Khe Sanh remains an item of historical interest. Articles continue to be written about the battle. With the 55th anniversary of the siege of the Khe Sanh Combat Base (KSCB) we may anticipate a plethora of articles about the battle that decided the Vietnam War. Two years ago there was an important such article in the New York Times (“Was America Duped at Khe Sanh?”). The article by John Mason Glen is spectacular in its attention grabbing title but weak on strategic analysis. Having lived through the battle and written about it in Expendable Warriors: the battle of Khe Sanh and the Vietnam War, I feel uniquely qualified to rebut Glen’s argument.
The main theme of the article is that the attack on Khe Sanh was a diversion to draw American forces away from the populated areas in anticipation of the Tet Offensive which started 9 days after the beginning of the siege of the KSCB. This argument is inaccurate for many different reasons:
- The attack on Khe Sanh had been anticipated for 3 months. Elements of 2 Army Divisions had been moved north in vicinity of Hue and Quang Tri. It was these forces that blunted part of the attacks on those two province headquarters during Tet 1968.
- Khe Sanh was reinforced by 4 battalions of Marines with most of the reinforcements arriving after the North Vietnamese Army launched its missile and artillery barrage on 21 January 1968. (More on the multiple implications of this attack in subsequent articles.) 4 battalions of Marines in the bigger scheme of things was not consequential to stopping the Tet attacks.
- The diversion of air assets to support the defense of Khe Sanh was not as significant as Glen would have one believe. Much of the air support used was B-52 carpet bombing not pin point close air support. Such bombing approaches were inappropriate for populated areas.
- Glen mentions the internal opinion divisions within the North Vietnamese leadership. One faction was focused on the Tet offensive and the other on Khe Sanh. He correctly points out that one faction focused on the general uprising goal while General Giap was seeking to break the American public support for the war by the attack on Khe Sanh. He wanted to repeat his success at Dien Bien Phu where the French public support for the Indochinese war was destroyed. To people like Glen it was one or the other. Why couldn’t they have been reinforcing? Glen does not examine this point.
- The agony of Khe Sanh played out for 77 days on the screens and in the newspapers of main street America. This is where the war was lost! Certainly, Tet contributed to the loss but it was Khe Sanh that was the deciding factor.
- It should be noted that in the Burns PBS documentary which has been critiqued on these pages the siege of the KSCB is barely mentioned—another of its fatal flaws as has been recounted on these pages.

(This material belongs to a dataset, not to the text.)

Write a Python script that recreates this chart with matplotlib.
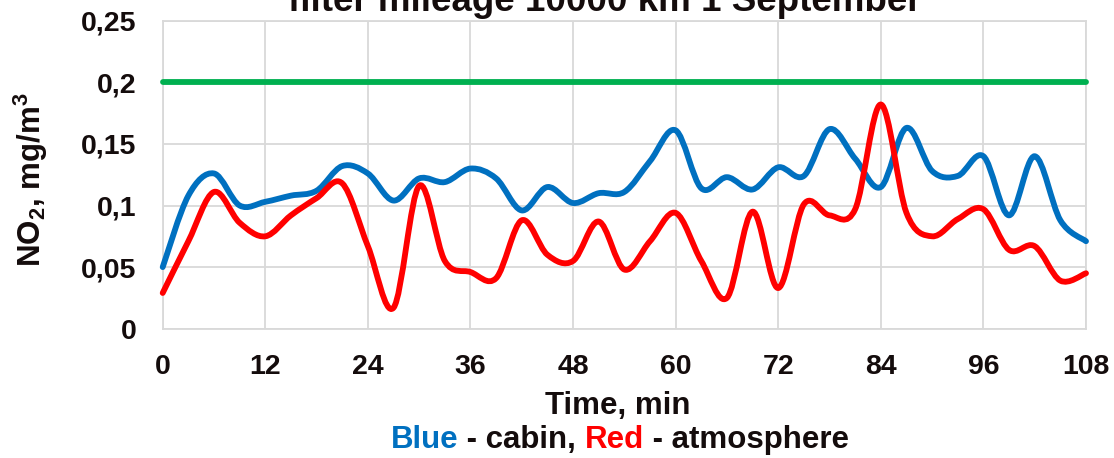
import numpy as np
import matplotlib
matplotlib.use("Agg")
import matplotlib.pyplot as plt
from matplotlib.path import Path
from matplotlib.patches import PathPatch
from matplotlib.ticker import FuncFormatter, MultipleLocator

plt.rcParams['font.family'] = ['Liberation Sans', 'DejaVu Sans']
plt.rcParams['font.weight'] = 'bold'
plt.rcParams['mathtext.fontset'] = 'custom'
plt.rcParams['mathtext.rm'] = 'Liberation Sans:bold'
plt.rcParams['mathtext.bf'] = 'Liberation Sans:bold'
plt.rcParams['mathtext.default'] = 'bf'

# measurements every 3 minutes
time_min = list(range(0, 109, 3))
cabin = [0.050, 0.108, 0.126, 0.100, 0.103, 0.108, 0.112, 0.132, 0.126, 0.104,
         0.122, 0.119, 0.130, 0.122, 0.096, 0.115, 0.102, 0.110, 0.111, 0.136,
         0.161, 0.114, 0.123, 0.113, 0.131, 0.124, 0.162, 0.138, 0.115, 0.163,
         0.128, 0.124, 0.140, 0.092, 0.140, 0.088, 0.071]
atmosphere = [0.029, 0.071, 0.111, 0.086, 0.075, 0.092, 0.106, 0.118, 0.067, 0.017,
              0.116, 0.055, 0.046, 0.041, 0.088, 0.060, 0.055, 0.087, 0.048, 0.071,
              0.094, 0.055, 0.025, 0.095, 0.033, 0.101, 0.092, 0.097, 0.182, 0.094,
              0.075, 0.089, 0.097, 0.064, 0.067, 0.039, 0.045]
limit = 0.2

BLUE = '#0070C0'
RED = '#FF0000'
GREEN = '#00B050'
INK = '#140c0c'


def smooth_path(x, y):
    # Bezier segments like a spreadsheet "smoothed line"
    pts = np.column_stack([x, y]).astype(float)
    n = len(pts)
    verts = [pts[0]]
    codes = [Path.MOVETO]
    for i in range(n - 1):
        p0 = pts[max(i - 1, 0)]
        p1 = pts[i]
        p2 = pts[i + 1]
        p3 = pts[min(i + 2, n - 1)]
        verts += [p1 + (p2 - p0) / 6, p2 - (p3 - p1) / 6, p2]
        codes += [Path.CURVE4] * 3
    return Path(verts, codes)


fig = plt.figure(figsize=(11.14, 4.58), dpi=100)
ax = fig.add_axes([162.7 / 1114, 1 - 328.7 / 458, (1086 - 162.7) / 1114, (328.7 - 20.7) / 458])

ax.plot([time_min[0], time_min[-1]], [limit, limit], color=GREEN, lw=4.2,
        solid_capstyle='round', clip_on=False, zorder=3)
for series, color in [(cabin, BLUE), (atmosphere, RED)]:
    ax.add_patch(PathPatch(smooth_path(time_min, series), fill=False, edgecolor=color,
                           lw=4.2, capstyle='round', joinstyle='round',
                           clip_on=False, zorder=4))

ax.set_xlim(0, 108)
ax.set_ylim(0, 0.25)
ax.xaxis.set_major_locator(MultipleLocator(12))
ax.yaxis.set_major_locator(MultipleLocator(0.05))
ax.yaxis.set_major_formatter(FuncFormatter(lambda v, p: ('%g' % round(v, 3)).replace('.', ',')))
ax.grid(True, color='#d9d9d9', lw=1.3)
ax.set_axisbelow(True)
for s in ax.spines.values():
    s.set_color('#d9d9d9')
    s.set_linewidth(1.3)
ax.tick_params(length=0, labelsize=20.5, colors=INK)
ax.tick_params(axis='y', pad=19)
ax.tick_params(axis='x', pad=18)

fig.text(31 / 1114, 1 - 180 / 458, 'NO$_2$, mg/m$^3$', rotation=90, ha='center', va='center',
         fontsize=22.5, color=INK)

fig.text(605 / 1114, 1 - 10.7 / 458, 'filter mileage 10000 km 1 September',
         ha='center', va='baseline', fontsize=26.5, color=INK)
fig.text(618 / 1114, 1 - 414 / 458, 'Time, min', ha='center', va='baseline',
         fontsize=22.5, color=INK)

# colored caption under the axis title
parts = [('Blue', BLUE), (' - cabin, ', INK), ('Red', RED), (' - atmosphere', INK)]
fig.canvas.draw()
renderer = fig.canvas.get_renderer()
texts = [fig.text(0, 1 - 448 / 458, s, color=c, fontsize=22.5, va='baseline') for s, c in parts]
widths = [t.get_window_extent(renderer).width for t in texts]
x0 = 620 - sum(widths) / 2
for t, w in zip(texts, widths):
    t.set_x(x0 / 1114)
    x0 += w

fig.savefig('out.png', dpi=100)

- In fact, both Khe Sanh and Tet were significant failures militarily for the North Vietnamese. They lost both battles. The war was there to be won, but the political will to do so had been lost. Giap had been right. (There is a unique event highlighted in my book that makes this point explicitly.)
But the bottom line is that the battle of Khe Sanh was won and the war lost at the same time.